§ **Task goal**:
Line by line, repeat the data below exactly, beginning at the first line and ending at the line with "16, 18, 20];". Omit pictures.

>> Start

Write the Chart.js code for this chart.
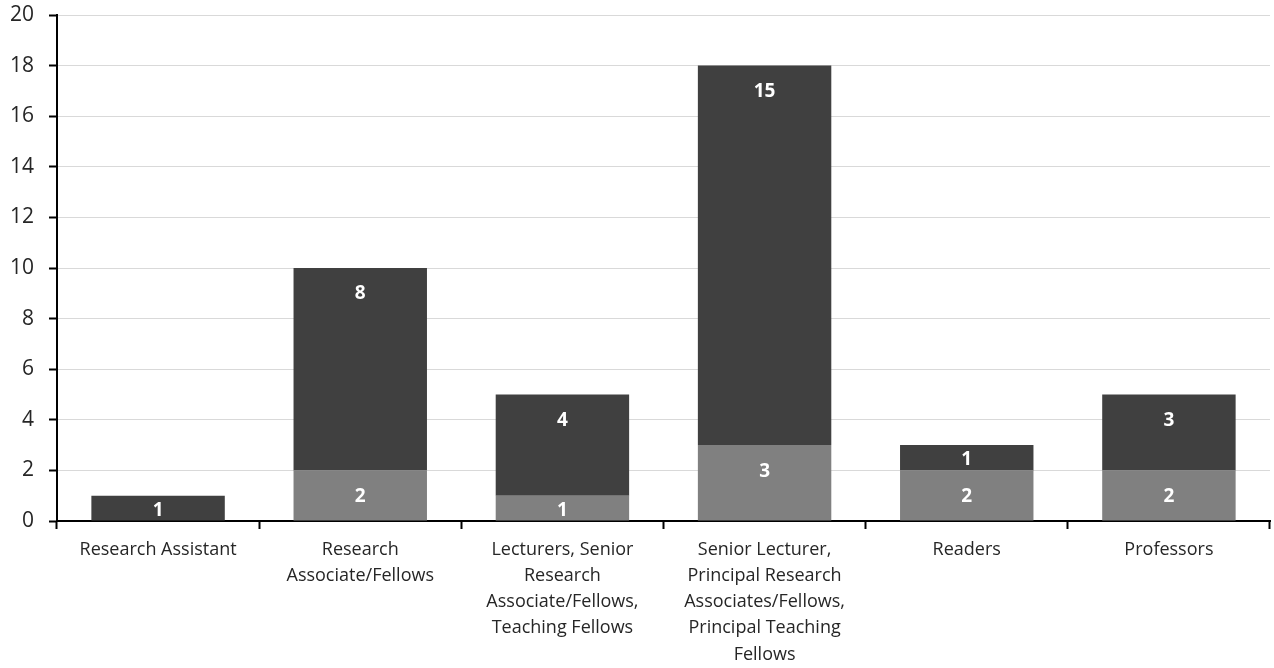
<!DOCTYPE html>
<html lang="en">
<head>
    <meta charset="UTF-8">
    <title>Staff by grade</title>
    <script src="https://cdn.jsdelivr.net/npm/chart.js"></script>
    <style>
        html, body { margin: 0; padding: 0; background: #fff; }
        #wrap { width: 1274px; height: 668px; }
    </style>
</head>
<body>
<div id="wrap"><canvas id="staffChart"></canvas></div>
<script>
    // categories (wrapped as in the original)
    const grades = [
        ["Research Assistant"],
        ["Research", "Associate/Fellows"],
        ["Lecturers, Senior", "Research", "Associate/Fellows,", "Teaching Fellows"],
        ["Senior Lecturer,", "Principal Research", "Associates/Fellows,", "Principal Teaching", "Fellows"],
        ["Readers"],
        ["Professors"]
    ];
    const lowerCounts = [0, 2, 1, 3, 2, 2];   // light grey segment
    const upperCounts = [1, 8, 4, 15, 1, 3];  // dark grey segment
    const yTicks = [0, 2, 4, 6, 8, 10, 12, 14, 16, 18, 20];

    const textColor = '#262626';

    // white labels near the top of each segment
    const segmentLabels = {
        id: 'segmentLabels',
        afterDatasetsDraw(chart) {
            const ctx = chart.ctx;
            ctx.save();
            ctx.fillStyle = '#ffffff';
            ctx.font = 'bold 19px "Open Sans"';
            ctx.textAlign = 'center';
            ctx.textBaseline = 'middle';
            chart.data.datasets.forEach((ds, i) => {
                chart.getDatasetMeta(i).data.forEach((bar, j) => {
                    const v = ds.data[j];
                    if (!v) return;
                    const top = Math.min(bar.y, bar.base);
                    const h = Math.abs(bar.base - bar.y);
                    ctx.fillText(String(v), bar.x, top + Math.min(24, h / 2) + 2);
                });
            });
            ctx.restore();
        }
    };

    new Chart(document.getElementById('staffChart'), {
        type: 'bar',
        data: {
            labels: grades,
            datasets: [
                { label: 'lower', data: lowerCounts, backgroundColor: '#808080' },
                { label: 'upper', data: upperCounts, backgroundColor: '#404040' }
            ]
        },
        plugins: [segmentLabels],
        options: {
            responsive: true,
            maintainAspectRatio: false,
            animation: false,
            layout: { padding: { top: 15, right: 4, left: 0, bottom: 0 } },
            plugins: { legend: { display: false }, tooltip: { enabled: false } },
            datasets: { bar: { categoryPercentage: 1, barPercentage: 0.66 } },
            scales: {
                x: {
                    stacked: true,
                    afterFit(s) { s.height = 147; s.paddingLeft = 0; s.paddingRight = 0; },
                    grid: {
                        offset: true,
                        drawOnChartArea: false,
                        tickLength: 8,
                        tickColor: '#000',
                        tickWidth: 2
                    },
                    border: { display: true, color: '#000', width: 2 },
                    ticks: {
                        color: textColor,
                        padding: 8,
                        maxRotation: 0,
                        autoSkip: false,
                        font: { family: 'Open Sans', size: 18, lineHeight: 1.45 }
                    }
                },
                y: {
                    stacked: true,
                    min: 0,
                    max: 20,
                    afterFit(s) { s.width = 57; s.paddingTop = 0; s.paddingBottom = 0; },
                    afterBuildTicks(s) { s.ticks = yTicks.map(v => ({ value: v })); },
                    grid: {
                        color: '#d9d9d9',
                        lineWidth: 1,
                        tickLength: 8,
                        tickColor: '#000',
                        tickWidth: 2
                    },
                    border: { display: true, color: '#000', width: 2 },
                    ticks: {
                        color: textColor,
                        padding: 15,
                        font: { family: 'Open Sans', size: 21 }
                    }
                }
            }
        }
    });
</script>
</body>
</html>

>> End

§ **Solution for this exercise**:
Write the Chart.js code for this chart.
<!DOCTYPE html>
<html lang="en">
<head>
    <meta charset="UTF-8">
    <title>Staff by grade</title>
    <script src="https://cdn.jsdelivr.net/npm/chart.js"></script>
    <style>
        html, body { margin: 0; padding: 0; background: #fff; }
        #wrap { width: 1274px; height: 668px; }
    </style>
</head>
<body>
<div id="wrap"><canvas id="staffChart"></canvas></div>
<script>
    // categories (wrapped as in the original)
    const grades = [
        ["Research Assistant"],
        ["Research", "Associate/Fellows"],
        ["Lecturers, Senior", "Research", "Associate/Fellows,", "Teaching Fellows"],
        ["Senior Lecturer,", "Principal Research", "Associates/Fellows,", "Principal Teaching", "Fellows"],
        ["Readers"],
        ["Professors"]
    ];
    const lowerCounts = [0, 2, 1, 3, 2, 2];   // light grey segment
    const upperCounts = [1, 8, 4, 15, 1, 3];  // dark grey segment
    const yTicks = [0, 2, 4, 6, 8, 10, 12, 14, 16, 18, 20];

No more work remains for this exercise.